**Exercise goal**
Reproduce exactly the lines starting at the line that contains "Reproduce this chart" and ending at the line that contains "from matplotlib.ticker import FuncFormatter". Omit pictures.

(Charts and diagrams as code)
********

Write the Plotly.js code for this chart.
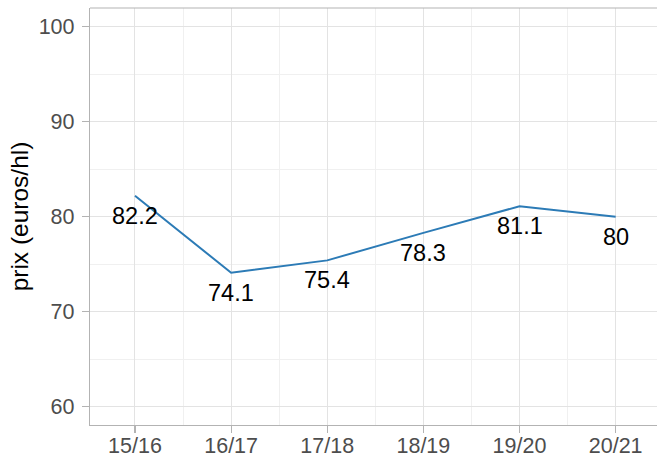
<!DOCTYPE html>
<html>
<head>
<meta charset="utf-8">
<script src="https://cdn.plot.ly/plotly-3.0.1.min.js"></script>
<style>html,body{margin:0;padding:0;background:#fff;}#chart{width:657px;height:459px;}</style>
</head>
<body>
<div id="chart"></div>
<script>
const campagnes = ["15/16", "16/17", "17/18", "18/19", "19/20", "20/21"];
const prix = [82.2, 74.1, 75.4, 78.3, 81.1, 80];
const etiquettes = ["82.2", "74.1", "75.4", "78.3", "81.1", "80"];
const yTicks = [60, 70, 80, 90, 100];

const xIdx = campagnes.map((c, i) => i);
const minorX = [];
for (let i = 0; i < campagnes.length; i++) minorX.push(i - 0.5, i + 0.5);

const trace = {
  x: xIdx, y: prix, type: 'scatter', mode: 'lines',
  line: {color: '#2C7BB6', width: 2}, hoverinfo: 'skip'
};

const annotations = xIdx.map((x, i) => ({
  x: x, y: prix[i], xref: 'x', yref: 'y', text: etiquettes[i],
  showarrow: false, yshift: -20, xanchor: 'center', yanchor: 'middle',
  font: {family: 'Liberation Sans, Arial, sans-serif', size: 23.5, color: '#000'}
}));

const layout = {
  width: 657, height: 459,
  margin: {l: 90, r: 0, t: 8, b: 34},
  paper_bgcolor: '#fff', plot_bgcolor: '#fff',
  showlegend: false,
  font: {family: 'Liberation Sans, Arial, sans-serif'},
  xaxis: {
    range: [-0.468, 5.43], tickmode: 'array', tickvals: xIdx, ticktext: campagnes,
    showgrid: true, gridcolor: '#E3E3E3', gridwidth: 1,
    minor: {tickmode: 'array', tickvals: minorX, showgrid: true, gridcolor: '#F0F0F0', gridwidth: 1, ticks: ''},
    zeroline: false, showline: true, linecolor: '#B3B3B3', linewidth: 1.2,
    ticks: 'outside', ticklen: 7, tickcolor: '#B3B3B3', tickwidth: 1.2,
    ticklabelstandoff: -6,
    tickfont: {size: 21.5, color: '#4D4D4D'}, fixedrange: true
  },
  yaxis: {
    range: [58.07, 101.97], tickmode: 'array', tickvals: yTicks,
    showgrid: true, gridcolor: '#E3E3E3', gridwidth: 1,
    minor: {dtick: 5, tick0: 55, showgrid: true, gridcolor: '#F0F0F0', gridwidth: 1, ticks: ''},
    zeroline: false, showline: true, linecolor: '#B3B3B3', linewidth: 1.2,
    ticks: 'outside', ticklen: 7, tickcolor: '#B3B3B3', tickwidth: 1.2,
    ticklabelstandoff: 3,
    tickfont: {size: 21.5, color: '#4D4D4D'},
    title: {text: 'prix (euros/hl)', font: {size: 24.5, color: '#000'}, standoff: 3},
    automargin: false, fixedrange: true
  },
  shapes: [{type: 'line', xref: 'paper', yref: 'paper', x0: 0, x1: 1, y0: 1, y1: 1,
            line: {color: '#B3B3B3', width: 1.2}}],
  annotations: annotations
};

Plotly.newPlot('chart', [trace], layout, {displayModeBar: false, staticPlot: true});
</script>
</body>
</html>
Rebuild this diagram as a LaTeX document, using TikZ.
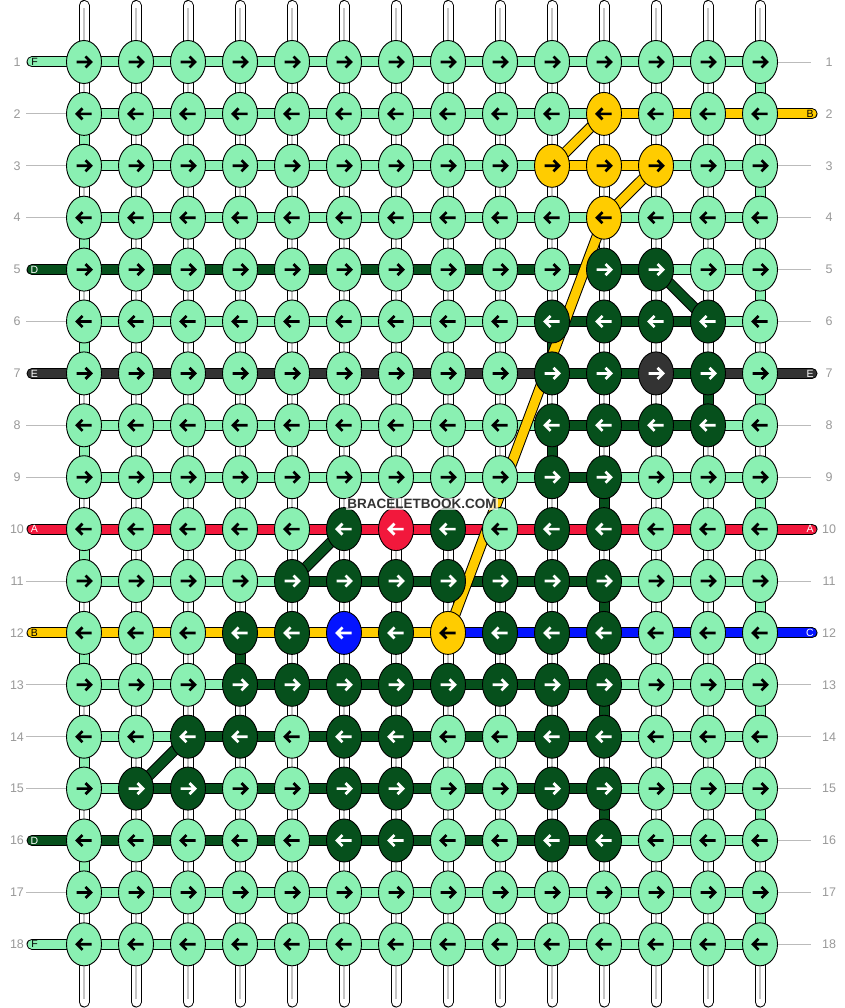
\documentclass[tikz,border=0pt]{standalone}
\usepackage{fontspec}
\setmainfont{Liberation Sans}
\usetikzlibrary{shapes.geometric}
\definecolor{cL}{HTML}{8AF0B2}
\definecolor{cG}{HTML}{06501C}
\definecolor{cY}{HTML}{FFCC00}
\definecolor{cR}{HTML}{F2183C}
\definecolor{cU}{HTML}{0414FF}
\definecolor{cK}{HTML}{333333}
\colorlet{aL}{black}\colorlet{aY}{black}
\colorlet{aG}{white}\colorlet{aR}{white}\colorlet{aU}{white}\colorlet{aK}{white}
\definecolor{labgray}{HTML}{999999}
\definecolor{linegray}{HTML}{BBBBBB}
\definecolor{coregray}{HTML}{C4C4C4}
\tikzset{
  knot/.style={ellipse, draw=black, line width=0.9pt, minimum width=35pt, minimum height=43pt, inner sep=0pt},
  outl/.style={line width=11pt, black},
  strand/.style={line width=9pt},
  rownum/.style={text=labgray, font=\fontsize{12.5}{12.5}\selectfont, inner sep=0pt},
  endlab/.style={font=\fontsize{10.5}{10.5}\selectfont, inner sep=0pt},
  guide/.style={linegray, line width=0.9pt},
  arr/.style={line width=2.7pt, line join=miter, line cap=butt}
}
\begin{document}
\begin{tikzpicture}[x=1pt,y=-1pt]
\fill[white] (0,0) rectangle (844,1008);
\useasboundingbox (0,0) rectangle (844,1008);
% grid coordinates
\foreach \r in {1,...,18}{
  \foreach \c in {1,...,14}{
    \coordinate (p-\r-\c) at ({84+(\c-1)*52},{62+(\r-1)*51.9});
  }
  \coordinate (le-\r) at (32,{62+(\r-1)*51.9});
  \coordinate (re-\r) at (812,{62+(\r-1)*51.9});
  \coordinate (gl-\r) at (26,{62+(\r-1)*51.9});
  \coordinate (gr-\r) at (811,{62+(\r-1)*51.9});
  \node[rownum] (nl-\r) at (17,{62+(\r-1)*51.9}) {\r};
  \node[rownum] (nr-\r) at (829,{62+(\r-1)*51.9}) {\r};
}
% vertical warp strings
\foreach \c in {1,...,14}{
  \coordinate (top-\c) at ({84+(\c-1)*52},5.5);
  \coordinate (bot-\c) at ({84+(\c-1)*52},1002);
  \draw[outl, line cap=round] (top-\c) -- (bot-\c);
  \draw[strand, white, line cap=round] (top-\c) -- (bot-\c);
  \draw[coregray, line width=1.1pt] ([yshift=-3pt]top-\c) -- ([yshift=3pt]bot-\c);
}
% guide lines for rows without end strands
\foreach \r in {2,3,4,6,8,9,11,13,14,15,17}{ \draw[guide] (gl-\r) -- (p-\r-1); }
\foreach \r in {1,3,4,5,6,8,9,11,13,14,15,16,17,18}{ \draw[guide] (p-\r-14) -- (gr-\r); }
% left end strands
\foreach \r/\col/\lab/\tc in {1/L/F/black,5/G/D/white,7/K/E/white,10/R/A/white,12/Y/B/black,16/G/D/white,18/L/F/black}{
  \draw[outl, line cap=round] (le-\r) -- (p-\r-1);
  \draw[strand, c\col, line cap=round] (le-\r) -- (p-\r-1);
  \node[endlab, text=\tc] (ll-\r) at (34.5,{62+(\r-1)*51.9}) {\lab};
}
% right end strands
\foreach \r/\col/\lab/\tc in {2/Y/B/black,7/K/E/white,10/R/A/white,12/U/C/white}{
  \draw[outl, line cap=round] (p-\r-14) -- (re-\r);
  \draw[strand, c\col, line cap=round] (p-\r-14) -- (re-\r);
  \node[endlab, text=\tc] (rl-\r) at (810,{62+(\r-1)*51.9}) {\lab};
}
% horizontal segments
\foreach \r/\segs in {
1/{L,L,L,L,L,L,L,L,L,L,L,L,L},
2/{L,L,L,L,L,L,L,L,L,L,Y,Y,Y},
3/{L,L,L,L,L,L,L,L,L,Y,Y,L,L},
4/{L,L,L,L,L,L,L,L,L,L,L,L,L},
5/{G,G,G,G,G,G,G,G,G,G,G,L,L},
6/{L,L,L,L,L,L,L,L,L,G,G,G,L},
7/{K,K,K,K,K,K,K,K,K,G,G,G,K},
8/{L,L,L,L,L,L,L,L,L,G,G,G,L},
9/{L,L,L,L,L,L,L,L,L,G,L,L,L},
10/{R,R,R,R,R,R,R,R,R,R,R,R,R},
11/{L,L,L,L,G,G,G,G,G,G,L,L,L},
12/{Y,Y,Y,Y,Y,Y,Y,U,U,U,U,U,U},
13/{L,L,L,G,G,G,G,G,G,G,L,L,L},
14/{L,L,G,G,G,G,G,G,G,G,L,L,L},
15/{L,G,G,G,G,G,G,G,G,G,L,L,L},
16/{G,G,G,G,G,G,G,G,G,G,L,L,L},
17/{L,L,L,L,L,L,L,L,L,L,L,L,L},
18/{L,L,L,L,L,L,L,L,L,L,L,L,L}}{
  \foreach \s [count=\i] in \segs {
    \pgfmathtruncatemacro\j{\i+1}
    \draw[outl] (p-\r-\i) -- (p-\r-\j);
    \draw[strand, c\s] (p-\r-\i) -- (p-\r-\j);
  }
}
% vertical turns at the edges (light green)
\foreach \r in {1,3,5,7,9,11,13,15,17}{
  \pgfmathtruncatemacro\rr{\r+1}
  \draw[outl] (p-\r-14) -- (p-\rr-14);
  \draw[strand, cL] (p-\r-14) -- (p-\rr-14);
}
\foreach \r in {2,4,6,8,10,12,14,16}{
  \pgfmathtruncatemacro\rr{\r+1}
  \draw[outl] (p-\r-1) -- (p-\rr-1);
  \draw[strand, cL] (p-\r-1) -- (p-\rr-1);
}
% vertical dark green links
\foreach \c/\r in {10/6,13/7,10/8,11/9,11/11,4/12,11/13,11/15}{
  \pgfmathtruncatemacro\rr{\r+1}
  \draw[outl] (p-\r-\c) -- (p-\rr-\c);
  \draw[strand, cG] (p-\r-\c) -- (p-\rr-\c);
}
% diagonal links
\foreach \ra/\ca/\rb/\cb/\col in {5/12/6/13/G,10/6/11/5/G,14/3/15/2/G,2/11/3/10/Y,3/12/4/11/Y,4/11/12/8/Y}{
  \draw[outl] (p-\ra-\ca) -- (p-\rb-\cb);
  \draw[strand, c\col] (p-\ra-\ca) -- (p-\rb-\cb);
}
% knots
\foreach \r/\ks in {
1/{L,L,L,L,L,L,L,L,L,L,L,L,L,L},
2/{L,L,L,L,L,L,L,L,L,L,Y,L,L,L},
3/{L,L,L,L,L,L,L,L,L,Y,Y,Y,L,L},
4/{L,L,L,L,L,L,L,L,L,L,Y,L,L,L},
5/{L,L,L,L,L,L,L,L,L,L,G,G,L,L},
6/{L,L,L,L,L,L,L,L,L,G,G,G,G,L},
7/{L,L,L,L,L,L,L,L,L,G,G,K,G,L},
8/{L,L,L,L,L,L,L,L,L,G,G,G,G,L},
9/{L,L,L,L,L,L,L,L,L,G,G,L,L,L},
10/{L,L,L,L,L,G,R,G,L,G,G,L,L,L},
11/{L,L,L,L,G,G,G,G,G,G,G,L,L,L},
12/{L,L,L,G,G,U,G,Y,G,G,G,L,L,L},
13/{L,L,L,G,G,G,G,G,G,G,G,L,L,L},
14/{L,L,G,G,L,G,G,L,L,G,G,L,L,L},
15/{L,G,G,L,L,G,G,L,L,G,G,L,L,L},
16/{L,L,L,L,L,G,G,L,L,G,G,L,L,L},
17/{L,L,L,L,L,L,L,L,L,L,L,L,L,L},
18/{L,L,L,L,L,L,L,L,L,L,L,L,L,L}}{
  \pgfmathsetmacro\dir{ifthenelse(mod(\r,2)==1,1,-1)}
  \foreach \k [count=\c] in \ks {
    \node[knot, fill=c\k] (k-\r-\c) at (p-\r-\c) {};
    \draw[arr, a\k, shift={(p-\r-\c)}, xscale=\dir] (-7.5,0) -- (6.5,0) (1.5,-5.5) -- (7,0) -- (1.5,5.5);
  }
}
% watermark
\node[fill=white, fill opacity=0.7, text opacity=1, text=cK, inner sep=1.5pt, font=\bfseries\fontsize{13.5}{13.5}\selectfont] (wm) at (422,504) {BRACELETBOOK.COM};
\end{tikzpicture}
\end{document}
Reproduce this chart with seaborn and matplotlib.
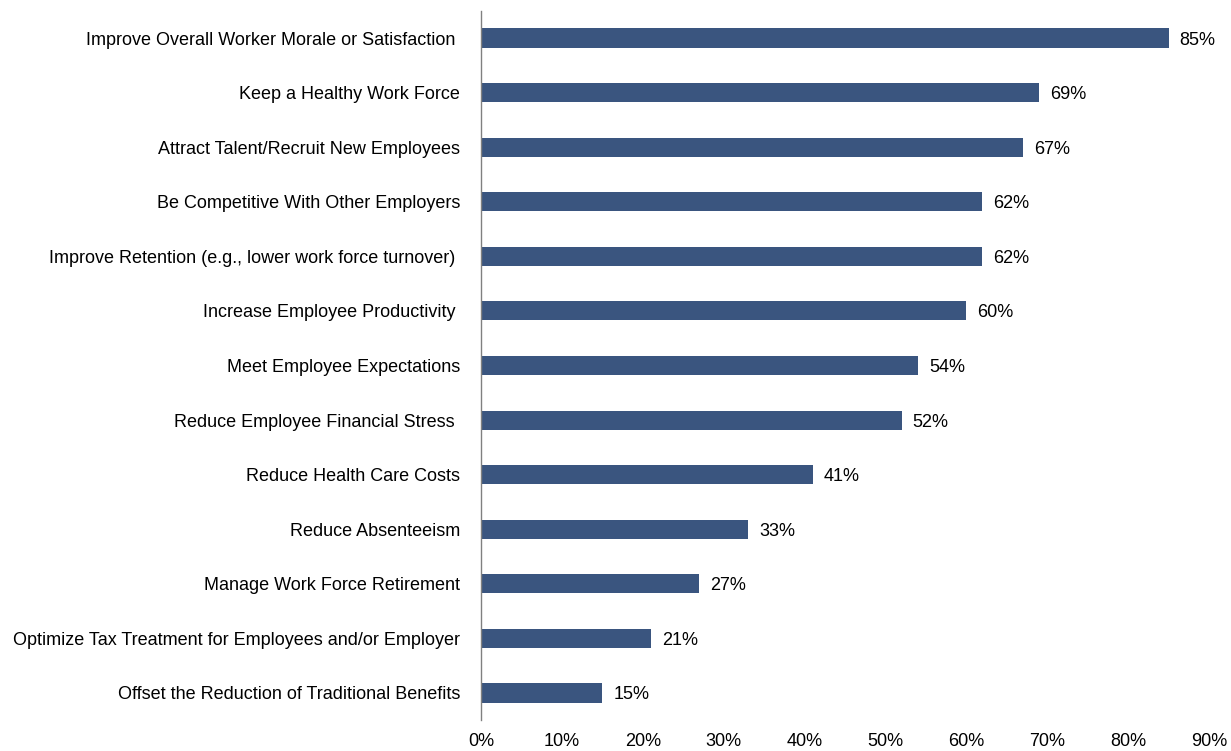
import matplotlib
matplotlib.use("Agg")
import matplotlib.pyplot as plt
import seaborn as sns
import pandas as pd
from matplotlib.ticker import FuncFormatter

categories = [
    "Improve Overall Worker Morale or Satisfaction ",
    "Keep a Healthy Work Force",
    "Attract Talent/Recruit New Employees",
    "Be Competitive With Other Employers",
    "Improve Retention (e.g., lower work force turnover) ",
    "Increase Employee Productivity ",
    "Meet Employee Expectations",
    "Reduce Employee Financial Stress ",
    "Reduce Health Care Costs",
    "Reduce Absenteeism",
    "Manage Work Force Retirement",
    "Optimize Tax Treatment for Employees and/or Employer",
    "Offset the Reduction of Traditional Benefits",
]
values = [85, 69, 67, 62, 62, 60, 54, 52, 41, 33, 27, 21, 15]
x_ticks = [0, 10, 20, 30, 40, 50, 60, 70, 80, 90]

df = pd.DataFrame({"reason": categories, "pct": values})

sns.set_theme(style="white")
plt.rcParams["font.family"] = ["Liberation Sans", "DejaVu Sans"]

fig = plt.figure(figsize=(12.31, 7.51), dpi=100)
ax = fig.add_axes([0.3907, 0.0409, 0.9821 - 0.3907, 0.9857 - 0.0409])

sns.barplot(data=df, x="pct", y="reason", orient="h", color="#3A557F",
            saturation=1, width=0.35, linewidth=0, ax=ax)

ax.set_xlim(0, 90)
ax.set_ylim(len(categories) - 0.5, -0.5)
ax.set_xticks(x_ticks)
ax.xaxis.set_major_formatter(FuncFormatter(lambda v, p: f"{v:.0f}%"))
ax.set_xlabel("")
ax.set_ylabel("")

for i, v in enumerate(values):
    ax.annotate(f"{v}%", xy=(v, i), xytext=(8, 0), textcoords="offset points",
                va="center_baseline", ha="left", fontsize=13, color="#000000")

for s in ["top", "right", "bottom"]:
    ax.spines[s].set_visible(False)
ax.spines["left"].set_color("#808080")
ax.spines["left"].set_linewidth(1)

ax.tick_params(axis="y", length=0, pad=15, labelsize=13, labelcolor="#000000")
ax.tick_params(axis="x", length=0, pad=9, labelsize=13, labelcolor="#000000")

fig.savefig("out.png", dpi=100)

********

**Output for this task**
Reproduce this chart with seaborn and matplotlib.
import matplotlib
matplotlib.use("Agg")
import matplotlib.pyplot as plt
import seaborn as sns
import pandas as pd
from matplotlib.ticker import FuncFormatter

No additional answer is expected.